The result section is designed to be practical. You will see the cost per wear first, plus the estimated total wears and the net cost the calculator used. You will also see a quick sensitivity check that shows what happens if you wear the item 25% less or 25% more than your estimate. This matters because most purchase regret is not about the number you paid. It is about overestimating future use. If the cost per wear is acceptable even when your wears drop, the purchase is usually safer. If the cost per wear becomes unacceptable with a small drop in wear frequency, you are relying on best-case usage to justify the spend.
Assumptions and how to use this calculator
- Your wears per month and months of ownership are estimates, not guarantees, and the calculator treats them as an average.
- Net cost is calculated as item price plus alterations/repairs plus care costs per wear, minus resale value (resale is treated as cash recovered at the end).
- Care cost per wear is optional and should include only costs that scale with wearing the item (for example dry cleaning), not fixed wardrobe costs.
- Resale value defaults to zero and should be conservative unless you reliably resell similar items.
- This calculator is for a single item decision, not for building a full wardrobe budget or comparing brands across many items at once.
Common questions
What is a “good” cost per wear?
There is no universal number because acceptable cost depends on your budget and the role of the item. Daily basics usually need a low cost per wear because you want repeated use. Occasion items can have a higher cost per wear, but you should be honest about how often that occasion happens. Use this calculator to compare the item to alternatives you already own, not to a generic benchmark.

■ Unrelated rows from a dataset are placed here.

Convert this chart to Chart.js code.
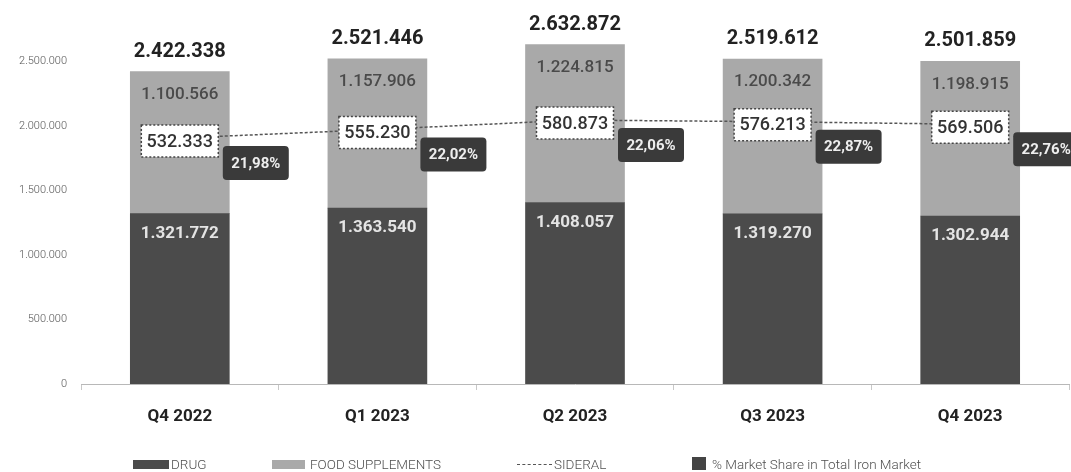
<!DOCTYPE html>
<html><head><meta charset="utf-8">
<script src="https://cdn.jsdelivr.net/npm/chart.js@4"></script>
<style>
body{margin:0;background:#fff;}
#wrap{position:relative;width:1071px;height:472px;overflow:hidden;}
canvas{position:absolute;left:0;top:0;}
.lg{position:absolute;font-family:Roboto,sans-serif;font-weight:300;font-size:13.5px;color:#505050;line-height:16px;top:456px;white-space:nowrap;}
.sw{position:absolute;}
</style></head><body>
<div id="wrap">
<canvas id="c" width="1071" height="472"></canvas>
<div class="sw" style="left:133px;top:460px;width:36px;height:9px;background:#4b4b4b"></div>
<div class="lg" style="left:171px">DRUG</div>
<div class="sw" style="left:272px;top:460px;width:33px;height:9px;background:#a9a9a9"></div>
<div class="lg" style="left:310px">FOOD SUPPLEMENTS</div>
<div class="sw" style="left:517px;top:464px;width:35px;height:0;border-top:1.5px dashed #555"></div>
<div class="lg" style="left:554px">SIDERAL</div>
<div class="sw" style="left:692px;top:457px;width:14px;height:13px;background:#444"></div>
<div class="lg" style="left:712px">% Market Share in Total Iron Market</div>
</div>
<script>
const categories = ['Q4 2022', 'Q1 2023', 'Q2 2023', 'Q3 2023', 'Q4 2023'];
const drug = [1321772, 1363540, 1408057, 1319270, 1302944];
const foodSupplements = [1100566, 1157906, 1224815, 1200342, 1198915];
const totals = [2422338, 2521446, 2632872, 2519612, 2501859];
const sideral = [532333, 555230, 580873, 576213, 569506];
const marketShare = [21.98, 22.02, 22.06, 22.87, 22.76];
const yTicks = [0, 500000, 1000000, 1500000, 2000000, 2500000];

function fmt(n) {
  return String(n).replace(/\B(?=(\d{3})+(?!\d))/g, '.');
}
function fmtPct(v) {
  return v.toFixed(2).replace('.', ',') + '%';
}
function rr(ctx, x, y, w, h, r) {
  ctx.beginPath();
  ctx.moveTo(x + r, y);
  ctx.lineTo(x + w - r, y);
  ctx.quadraticCurveTo(x + w, y, x + w, y + r);
  ctx.lineTo(x + w, y + h - r);
  ctx.quadraticCurveTo(x + w, y + h, x + w - r, y + h);
  ctx.lineTo(x + r, y + h);
  ctx.quadraticCurveTo(x, y + h, x, y + h - r);
  ctx.lineTo(x, y + r);
  ctx.quadraticCurveTo(x, y, x + r, y);
  ctx.closePath();
}

const labelPlugin = {
  id: 'labels',
  afterDatasetsDraw(chart) {
    const ctx = chart.ctx;
    const m0 = chart.getDatasetMeta(0), m1 = chart.getDatasetMeta(1), m2 = chart.getDatasetMeta(2);
    ctx.save();
    ctx.textAlign = 'center';
    ctx.textBaseline = 'middle';
    categories.forEach((c, i) => {
      const b0 = m0.data[i], b1 = m1.data[i], p = m2.data[i];
      ctx.font = 'bold 17px Roboto';
      ctx.fillStyle = '#e4e4e4';
      ctx.fillText(fmt(drug[i]), b0.x, b0.y + 20);
      ctx.font = '500 17px Roboto';
      ctx.fillStyle = '#4a4a4a';
      ctx.fillText(fmt(foodSupplements[i]), b1.x, b1.y + 23);
      ctx.font = 'bold 20px Roboto';
      ctx.fillStyle = '#222';
      ctx.fillText(fmt(totals[i]), b1.x, b1.y - 20);
      // sideral box
      const bw = 77, bh = 32, cy = p.y + 3;
      const bx = p.x - bw / 2, by = cy - bh / 2;
      ctx.fillStyle = '#fff';
      ctx.fillRect(bx, by, bw, bh);
      ctx.setLineDash([2, 2]);
      ctx.strokeStyle = '#444';
      ctx.lineWidth = 1.5;
      ctx.strokeRect(bx, by, bw, bh);
      ctx.setLineDash([]);
      ctx.font = '500 18px Roboto';
      ctx.fillStyle = '#333';
      ctx.fillText(fmt(sideral[i]), p.x, cy + 1);
      // share box
      const sx = p.x + 76, sy = p.y + 25, sw = 66, sh = 34;
      ctx.fillStyle = '#3a3a3a';
      rr(ctx, sx - sw / 2, sy - sh / 2, sw, sh, 4);
      ctx.fill();
      ctx.font = 'bold 15px Roboto';
      ctx.fillStyle = '#eeeeee';
      ctx.fillText(fmtPct(marketShare[i]), sx, sy + 1);
    });
    ctx.restore();
  }
};

new Chart(document.getElementById('c'), {
  data: {
    labels: categories,
    datasets: [
      { type: 'bar', label: 'DRUG', data: drug, backgroundColor: '#4b4b4b', barThickness: 99, order: 1, yAxisID: 'y' },
      { type: 'bar', label: 'FOOD SUPPLEMENTS', data: foodSupplements, backgroundColor: '#a9a9a9', barThickness: 99, order: 1, yAxisID: 'y' },
      { type: 'line', label: 'SIDERAL', data: sideral, borderColor: '#555', borderWidth: 1.5, borderDash: [3, 2], pointRadius: 0, fill: false, tension: 0, order: 0, yAxisID: 'y2' }
    ]
  },
  options: {
    responsive: false,
    animation: false,
    layout: { padding: { top: 23, right: 2, left: 0, bottom: 0 } },
    plugins: { legend: { display: false }, tooltip: { enabled: false } },
    scales: {
      x: {
        stacked: true,
        grid: { display: true, drawOnChartArea: false, drawTicks: true, tickLength: 6, color: '#c8c8c8', offset: true },
        border: { display: true, color: '#b8b8b8', width: 1 },
        ticks: { padding: 17, color: '#222', font: { family: 'Roboto', size: 17, weight: 'bold' } },
        afterFit(s) { s.height = 88; }
      },
      y: {
        stacked: true,
        min: 0,
        max: 2800000,
        grid: { display: false, drawTicks: false },
        border: { display: false },
        afterBuildTicks(s) { s.ticks = yTicks.map(v => ({ value: v })); },
        ticks: { padding: 14, color: '#555', font: { family: 'Roboto', size: 11, weight: '300' }, callback: v => fmt(v) },
        afterFit(s) { s.width = 81; }
      },
      y2: {
        display: false,
        stacked: false,
        min: -131000,
        max: 842500
      }
    }
  },
  plugins: [labelPlugin]
});
</script>
</body></html>
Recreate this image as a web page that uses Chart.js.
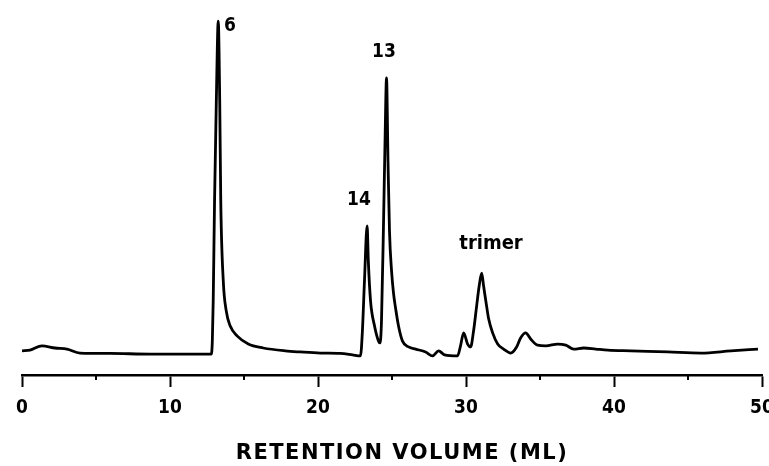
<!DOCTYPE html>
<html>
<head>
<meta charset="utf-8">
<script src="https://cdn.jsdelivr.net/npm/chart.js@4/dist/chart.umd.min.js"></script>
<style>
html,body{margin:0;padding:0;background:#fff;}
#wrap{width:769px;height:466px;position:relative;}
</style>
</head>
<body>
<div id="wrap"><canvas id="c" width="769" height="466"></canvas></div>
<script>
// Retention volume (mL)
const volume = [0.0,0.54,1.35,2.23,3.04,3.92,5.95,8.66,10.69,12.79,12.86,12.92,13.01,13.13,13.26,13.36,13.43,13.6,13.8,14.07,14.55,15.29,16.3,17.79,18.81,20.16,21.5,22.33,22.87,23.0,23.14,23.32,23.4,23.55,23.82,24.09,24.19,24.29,24.43,24.53,24.63,24.73,24.83,24.97,25.1,25.24,25.44,25.71,26.12,26.6,27.27,27.74,28.15,28.55,29.43,29.63,29.84,30.11,30.31,30.51,30.72,30.89,31.06,31.19,31.39,31.53,31.8,32.14,32.54,33.02,33.42,33.69,34.03,34.37,34.84,35.39,36.2,36.74,37.28,37.96,38.77,39.58,41.14,43.64,45.87,47.9,49.73];
// Detector response (arbitrary units)
const response = [6.7,6.9,8.1,7.5,7.2,6.1,6.0,5.8,5.8,5.8,9.4,20.6,48.3,76.1,98.3,76.1,48.3,26.1,17.8,13.6,10.8,8.6,7.5,6.7,6.4,6.1,6.0,5.6,5.3,12.2,26.1,41.4,31.7,20.6,13.6,9.4,8.9,15.0,42.8,65.0,82.5,59.4,40.0,28.9,22.8,18.6,13.6,9.4,7.8,7.2,6.4,5.3,6.7,5.6,5.3,8.1,11.7,8.6,7.8,12.2,19.2,24.7,28.3,24.7,19.2,15.6,11.7,8.6,7.2,6.1,7.8,10.3,11.7,10.0,8.3,8.1,8.6,8.3,7.2,7.5,7.2,6.9,6.7,6.4,6.1,6.7,7.2];
// Peak labels
const peakNames = ['6','13','14','trimer'];
const peakLabelX = [14.05,24.46,22.77,31.69];
const peakLabelY = [96.8,89.6,48.6,36.4];
const majorTicks = [0,10,20,30,40,50];
const minorTicks = [5,15,25,35,45];
const axisTitle = 'RETENTION VOLUME (ML)';

const FONT = "'DejaVu Sans Condensed', 'DejaVu Sans', sans-serif";
const FONT2 = "'DejaVu Sans', sans-serif";

const points = volume.map((v,i)=>({x:v,y:response[i]}));

const extras = {
  id:'extras',
  afterDatasetsDraw(chart){
    const ctx = chart.ctx, xs = chart.scales.x, ys = chart.scales.y;
    ctx.save();
    ctx.fillStyle = '#000';
    ctx.textAlign = 'center';
    ctx.textBaseline = 'middle';
    peakNames.forEach((n,i)=>{
      ctx.font = (n.length > 2 ? "bold 20px " : "bold 19px ") + FONT;
      ctx.fillText(n, xs.getPixelForValue(peakLabelX[i]), ys.getPixelForValue(peakLabelY[i]));
    });
    // minor ticks
    ctx.strokeStyle = '#000';
    ctx.lineWidth = 2;
    const by = xs.top;
    minorTicks.forEach(t=>{
      const px = xs.getPixelForValue(t);
      ctx.beginPath(); ctx.moveTo(px, by); ctx.lineTo(px, by+5); ctx.stroke();
    });
    // axis title
    ctx.font = "bold 21px " + FONT2;
    try { ctx.letterSpacing = '1.5px'; } catch(e) {}
    ctx.fillText(axisTitle, (xs.left + xs.right)/2 + 10, 454);
    ctx.restore();
  }
};

new Chart(document.getElementById('c'), {
  type:'line',
  data:{datasets:[{data:points, borderColor:'#000', borderWidth:2.8, pointRadius:0, cubicInterpolationMode:'monotone', fill:false}]},
  options:{
    responsive:false, animation:false,
    layout:{padding:{left:22,right:7,top:15,bottom:0}},
    plugins:{legend:{display:false}, tooltip:{enabled:false}},
    scales:{
      x:{type:'linear', min:0, max:50,
        afterBuildTicks(s){ s.ticks = majorTicks.map(v=>({value:v})); },
        afterFit(s){ s.paddingLeft = 0; s.paddingRight = 0; s.height = 91; },
        grid:{display:true, drawOnChartArea:false, drawTicks:true, tickLength:12, tickWidth:2, tickColor:'#000'},
        border:{display:true, color:'#000', width:2.5},
        ticks:{color:'#000', font:{family:FONT, size:19, weight:'bold'}, padding:10, maxRotation:0, autoSkip:false}
      },
      y:{display:false, min:0, max:100}
    }
  },
  plugins:[extras]
});
</script>
</body>
</html>
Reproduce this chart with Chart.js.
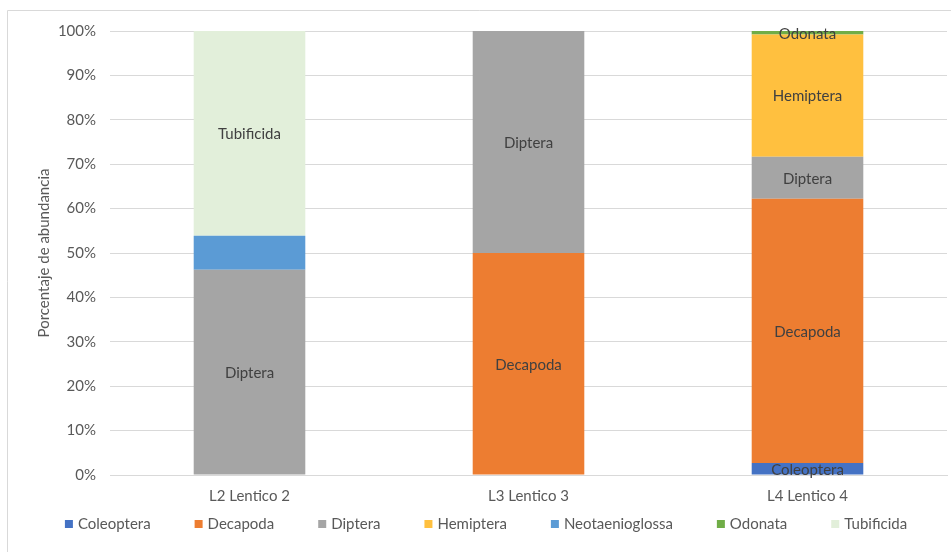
<!DOCTYPE html>
<html>
<head>
<meta charset="utf-8">
<script src="https://cdn.jsdelivr.net/npm/chart.js@4"></script>
<style>
  body { margin: 0; background: #fff; }
  #wrap { width: 951px; height: 552px; }
</style>
</head>
<body>
<div id="wrap"><canvas id="chart" width="951" height="552"></canvas></div>
<script>
const categories = ["L2 Lentico 2", "L3 Lentico 3", "L4 Lentico 4"];
const coleoptera = [0, 0, 2.7];
const decapoda = [0, 50, 59.5];
const diptera = [46.2, 50, 9.5];
const hemiptera = [0, 0, 27.5];
const neotaenioglossa = [7.7, 0, 0];
const odonata = [0, 0, 0.8];
const tubificida = [46.1, 0, 0];
const yTicks = [0, 10, 20, 30, 40, 50, 60, 70, 80, 90, 100];

const font = "Lato, 'Open Sans', sans-serif";

// labels drawn in the middle of each segment (not for the thin blue one, like the original)
const segmentLabels = {
    id: "segmentLabels",
    afterDatasetsDraw(chart) {
        const ctx = chart.ctx;
        ctx.save();
        ctx.font = "15px " + font;
        ctx.fillStyle = "#404040";
        ctx.textAlign = "center";
        ctx.textBaseline = "middle";
        chart.data.datasets.forEach((ds, i) => {
            if (ds.noLabel) return;
            const meta = chart.getDatasetMeta(i);
            meta.data.forEach((bar, j) => {
                if (!ds.data[j]) return;
                const mid = (bar.y + bar.base) / 2;
                ctx.fillText(ds.label, bar.x, mid + 1);
            });
        });
        ctx.restore();
    }
};

// light frame around the chart
const frame = {
    id: "frame",
    beforeDraw(chart) {
        const ctx = chart.ctx;
        ctx.save();
        ctx.strokeStyle = "#d9d9d9";
        ctx.lineWidth = 1;
        ctx.beginPath();
        ctx.moveTo(7.5, chart.height);
        ctx.lineTo(7.5, 10.5);
        ctx.lineTo(chart.width, 10.5);
        ctx.stroke();
        ctx.restore();
    }
};

// legend row under the axis (built-in legend ties row height to item spacing)
const bottomLegend = {
    id: "bottomLegend",
    afterDraw(chart) {
        const ctx = chart.ctx;
        const box = 8, gap = 5, spacing = 44, y = 524;
        ctx.save();
        ctx.font = "15px " + font;
        ctx.textBaseline = "middle";
        const items = chart.data.datasets.map(ds => ({ label: ds.label, color: ds.backgroundColor, w: ctx.measureText(ds.label).width }));
        const total = items.reduce((s, it) => s + box + gap + it.w, 0) + spacing * (items.length - 1);
        let x = 486 - total / 2;
        items.forEach(it => {
            ctx.fillStyle = it.color;
            ctx.fillRect(x, y - box / 2, box, box);
            ctx.fillStyle = "#595959";
            ctx.fillText(it.label, x + box + gap, y);
            x += box + gap + it.w + spacing;
        });
        ctx.restore();
    }
};

const mk = (label, data, color, noLabel) => ({
    label, data, backgroundColor: color, borderWidth: 0,
    barPercentage: 0.4, categoryPercentage: 1, noLabel: !!noLabel
});

new Chart(document.getElementById("chart"), {
    type: "bar",
    data: {
        labels: categories,
        datasets: [
            mk("Coleoptera", coleoptera, "#4472C4"),
            mk("Decapoda", decapoda, "#ED7D31"),
            mk("Diptera", diptera, "#A5A5A5"),
            mk("Hemiptera", hemiptera, "#FFC03F"),
            mk("Neotaenioglossa", neotaenioglossa, "#5B9BD5", true),
            mk("Odonata", odonata, "#70AD47"),
            mk("Tubificida", tubificida, "#E2EFDA")
        ]
    },
    plugins: [frame, segmentLabels, bottomLegend],
    options: {
        responsive: false,
        animation: false,
        layout: { padding: { left: 35, right: 4, top: 31, bottom: 42 } },
        plugins: {
            legend: { display: false },
            tooltip: { enabled: false }
        },
        scales: {
            x: {
                stacked: true,
                afterFit(scale) { scale.height = 35; },
                grid: { display: false, drawTicks: false },
                border: { color: "#d9d9d9" },
                ticks: { color: "#595959", font: { family: font, size: 15 }, padding: 12, autoSkip: false }
            },
            y: {
                stacked: true,
                min: 0, max: 100,
                afterBuildTicks(scale) { scale.ticks = yTicks.map(v => ({ value: v })); },
                afterFit(scale) { scale.width = 75; },
                grid: { color: "#d9d9d9", drawTicks: false },
                border: { display: false },
                ticks: {
                    color: "#595959", font: { family: font, size: 15 }, padding: 14,
                    callback: v => v + "%"
                },
                title: {
                    display: true, text: "Porcentaje de abundancia",
                    color: "#595959", font: { family: font, size: 15 }, padding: 0
                }
            }
        }
    }
});
</script>
</body>
</html>
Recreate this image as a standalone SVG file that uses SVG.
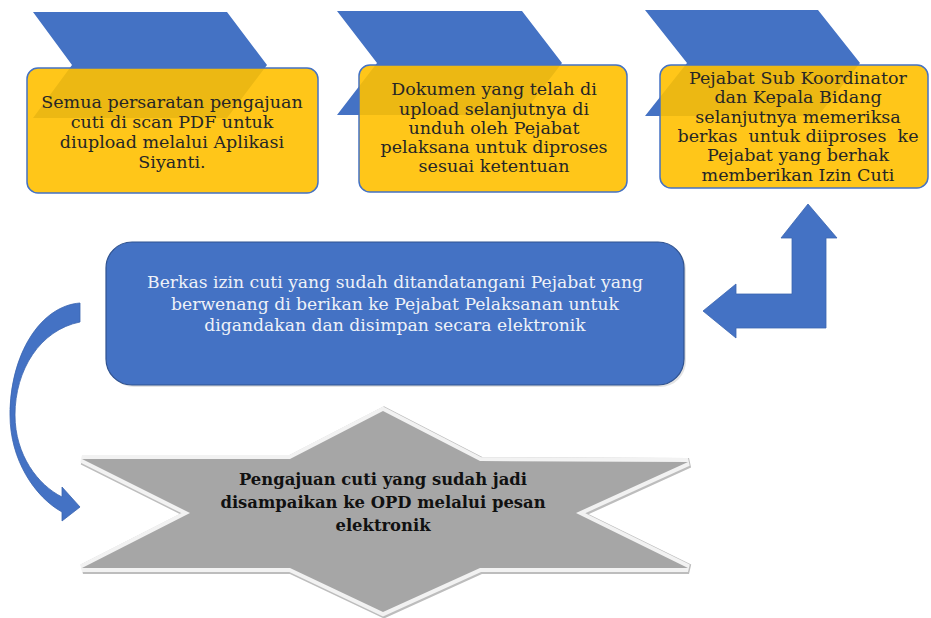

Should I include shipping, tax, or returns?
If those costs are real and you cannot avoid them, include them by adding them into the item price. If you returned the item and got a full refund, the correct cost per wear is zero because you did not keep it. The calculator is meant to reflect your net out-of-pocket cost for keeping the item.
What if I do not know how many months I will keep it?
Use a realistic minimum. If you are unsure, assume you keep it for fewer months rather than more. Overestimating ownership duration is a common way to artificially lower cost per wear. The sensitivity section helps you see the impact of being wrong about wear frequency, but your ownership estimate still matters.
How do I handle items with variable care costs?
Use an average care cost per wear. If you dry clean every second wear, use half the dry-clean cost as your per-wear care cost. If care costs are rare or occasional, you can leave the field blank and instead add a one-time repair or alteration estimate if that is more accurate for the item.
Can I use this to compare two items directly?
Yes, as long as the items serve the same purpose in your wardrobe. Compare a work shirt to another work shirt, or a winter jacket to another winter jacket. Do not compare a once-a-year outfit to a weekly staple and expect the same cost per wear to mean the same thing. The calculator is intentionally focused on one item at a time so you can make a clear, grounded decision.